You'll want to be sure to check your local laws before doing that. Most (maybe all?) US states require a working horn for safety reasons. Here, for example, is Minnesota: https://www.revisor.mn.gov/statutes/cite/169.68
I live in New Zealand, so no US state or federal laws apply (unless I get extradited?)
Yes, it is a legal requirement, which in practice could void an insurance claim, or a criminal case if I hurt someone, but sometimes you just have to make a choice.
> Every motor vehicle when operated upon a highway
At least if OP follows through on running his car through his key, he'll be safe. (How about using a relay attached to something that's powered during key-on?)
It's a legit use of the horn to make some noise when another driver can't see you and is about to collide with you. (Honest mistake that happens to a lot of people, the horn should be seen as non-judgmental in that case.)
That's simply because these remote controls are transmit-only, fire-and-forget devices which spew out a pseudo-random code to the receiver without being able to listen to any response. This is also why you should not click the button on the remote too often (as in 'more than 255 times') when not in range of the car as that gets the transmitter (key) and receiver (car) pseudo-random generators out of sync - the receiver accepts a sliding window of 256 random codes as valid. There might be different implementations of this feature using key fobs but this describes the majority of them.
AFAIK the fob is normally just a transmitter, so this would require it to also have a receiver in addition to a buzzer and other circuitry. I imagine that could significantly reduce the battery life.

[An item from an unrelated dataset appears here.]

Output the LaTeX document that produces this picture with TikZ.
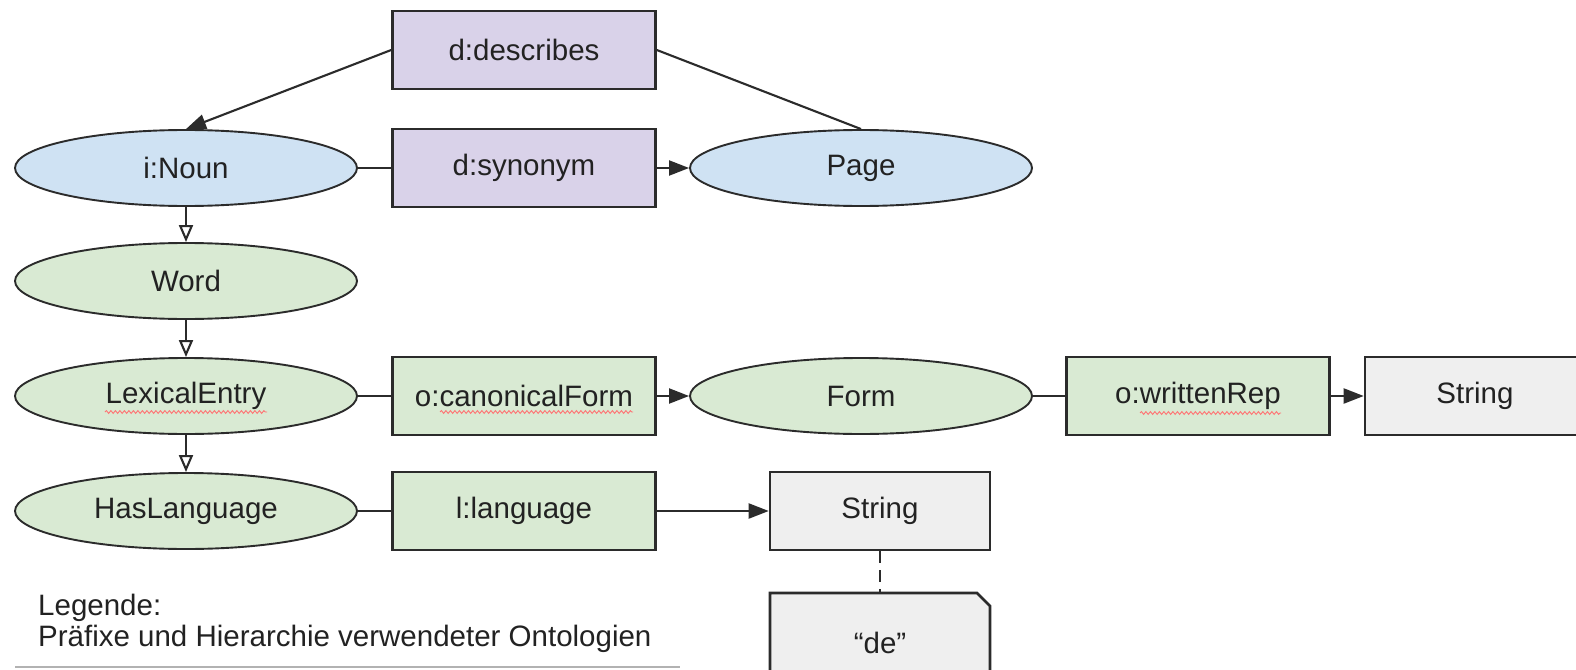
\documentclass[tikz,border=0pt]{standalone}
\usepackage{fontspec}
\setmainfont{Liberation Sans}
\usetikzlibrary{shapes.geometric,shapes.misc,arrows.meta,decorations.pathmorphing,calc}
\definecolor{propfill}{HTML}{D9D2E9}
\definecolor{classblue}{HTML}{CFE2F3}
\definecolor{classgreen}{HTML}{D9EAD3}
\definecolor{litfill}{HTML}{EFEFEF}
\definecolor{strokegray}{HTML}{2B2B2B}
\definecolor{labeltext}{HTML}{222222}

\begin{document}
\begin{tikzpicture}[x=1pt,y=-1pt,
  every node/.style={font=\fontsize{29.5}{34}\selectfont, text=labeltext},
  cls/.style={ellipse, draw=strokegray, line width=1.9pt,
    minimum width=342pt, minimum height=76pt, inner sep=0pt},
  prop/.style={rectangle, draw=strokegray, line width=2.6pt,
    minimum width=263pt, minimum height=78pt, inner sep=0pt},
  lit/.style={rectangle, draw=strokegray, line width=2.6pt, fill=litfill,
    minimum width=220pt, minimum height=78pt, inner sep=0pt},
  link/.style={draw=strokegray, line width=2.1pt},
  rel/.style={link, -{Triangle[length=20pt,width=15pt]}},
  isa/.style={link, -{Triangle[open,length=17pt,width=14pt,fill=white]}},
  squiggle/.style={draw=red!55, line width=0.9pt, decorate,
    decoration={snake, amplitude=1.4pt, segment length=4.5pt}}
]
\useasboundingbox (0,0) rectangle (1576,669);
\clip (0,0) rectangle (1576,669);
\fill[white] (0,0) rectangle (1576,669);

% classes
\node[cls, fill=classblue]  (noun) at (186,168) {i:Noun};
\node[cls, fill=classblue]  (page) at (861,168) {Page};
\node[cls, fill=classgreen] (word) at (186,281) {Word};
\node[cls, fill=classgreen] (lex)  at (186,396) {LexicalEntry};
\node[cls, fill=classgreen] (form) at (861,396) {Form};
\node[cls, fill=classgreen] (haslang) at (186,511) {HasLanguage};

% properties
\node[prop, fill=propfill]   (describes) at (524,50)  {d:describes};
\node[prop, fill=propfill]   (synonym)   at (524,168) {d:synonym};
\node[prop, fill=classgreen] (canon)     at (524,396) {o:canonicalForm};
\node[prop, fill=classgreen] (written)   at (1198,396) {o:writtenRep};
\node[prop, fill=classgreen] (language)  at (524,511) {l:language};

% literals
\node[lit] (str1) at (1475,396) {String};
\node[lit] (str2) at (880,511) {String};
\node[lit, chamfered rectangle, chamfered rectangle corners=north east,
  chamfered rectangle xsep=7pt, chamfered rectangle ysep=6pt,
  minimum height=100pt] (de) at (880,643) {``de''};

% relations
\draw[rel]  (describes.west) -- (noun.north);
\draw[link] (describes.east) -- (page.north);
\draw[link] (noun.east) -- (synonym.west);
\draw[rel]  (synonym.east) -- (page.west);
\draw[link] (lex.east) -- (canon.west);
\draw[rel]  (canon.east) -- (form.west);
\draw[link] (form.east) -- (written.west);
\draw[rel]  (written.east) -- (str1.west);
\draw[link] (haslang.east) -- (language.west);
\draw[rel]  (language.east) -- (str2.west);
\draw[link, dash pattern=on 12pt off 7pt] (str2.south) -- (de.north);

% hierarchy
\draw[isa] (noun.south) -- (word.north);
\draw[isa] (word.south) -- (lex.north);
\draw[isa] (lex.south) -- (haslang.north);

% spell-check underlines
\draw[squiggle] ($(lex.center)+(-81,16)$) -- ($(lex.center)+(81,16)$);
\draw[squiggle] ($(canon.center)+(-84,16)$) -- ($(canon.center)+(109,16)$);
\draw[squiggle] ($(written.center)+(-58,17)$) -- ($(written.center)+(83,17)$);

% legend
\node[anchor=west, inner sep=0pt] (legtitle) at (38,608) {Legende:};
\node[anchor=west, inner sep=0pt] (legtext) at (38,639) {Präfixe und Hierarchie verwendeter Ontologien};
\draw[black!30, line width=1.5pt] (15,667) -- (680,667);
\end{tikzpicture}
\end{document}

A couple times when I worked for a very large company, with an ocean of cars in the lot, I had to resort to hitting the open trunk button and walking around looking for that.
If there's nobody around you can hit the panic button too.
Some airport parking garages will tell you where your car is parked when you pay at the kiosk. With license plate scanners and a vehicle scanning all the plates periodically..
The honk is not the car locking, it's the alarm engaging as it usually comes from the alarm horn. Most cars with no alarm system don't make more than the mechanical sound of locking the car and the visual aid of the signal lights blinking.
There are some cars that use the car (not alarm) horn when locking so maybe their central locking system is connected to it, although it never looked like a factory option, rather an OEM alarm or something similar.
I have never seen a car that doesn't honk when you lock it, alarm system or not (and I rarely see cars with alarm systems around here). Maybe this is a regional difference. Do you live in North America?
In the UK it's illegal to sound the horn when the vehicle is stationary, or between 23:30 and 07:00 in a built-up area, so someone who brought one of these auto-honking US vehicles to the UK would have to lock it by some other means?
I turned mine off in my Dodge Caravan after owning it for a day. It was pretty easy to find in the settings. The lights flashing are enough feedback for me.
Europe. Making the horn sound seems excessive compared to just flashing lights. Perhaps some regulation in Europe discourages manufacturers from using anything that causes unneeded disturbance.
I don't find it too bothersome, but maybe I'm just used to it. In some other videos people are suggesting that it can be disabled on most vehicles by holding the lock and unlock buttons simultaneously for 2 seconds.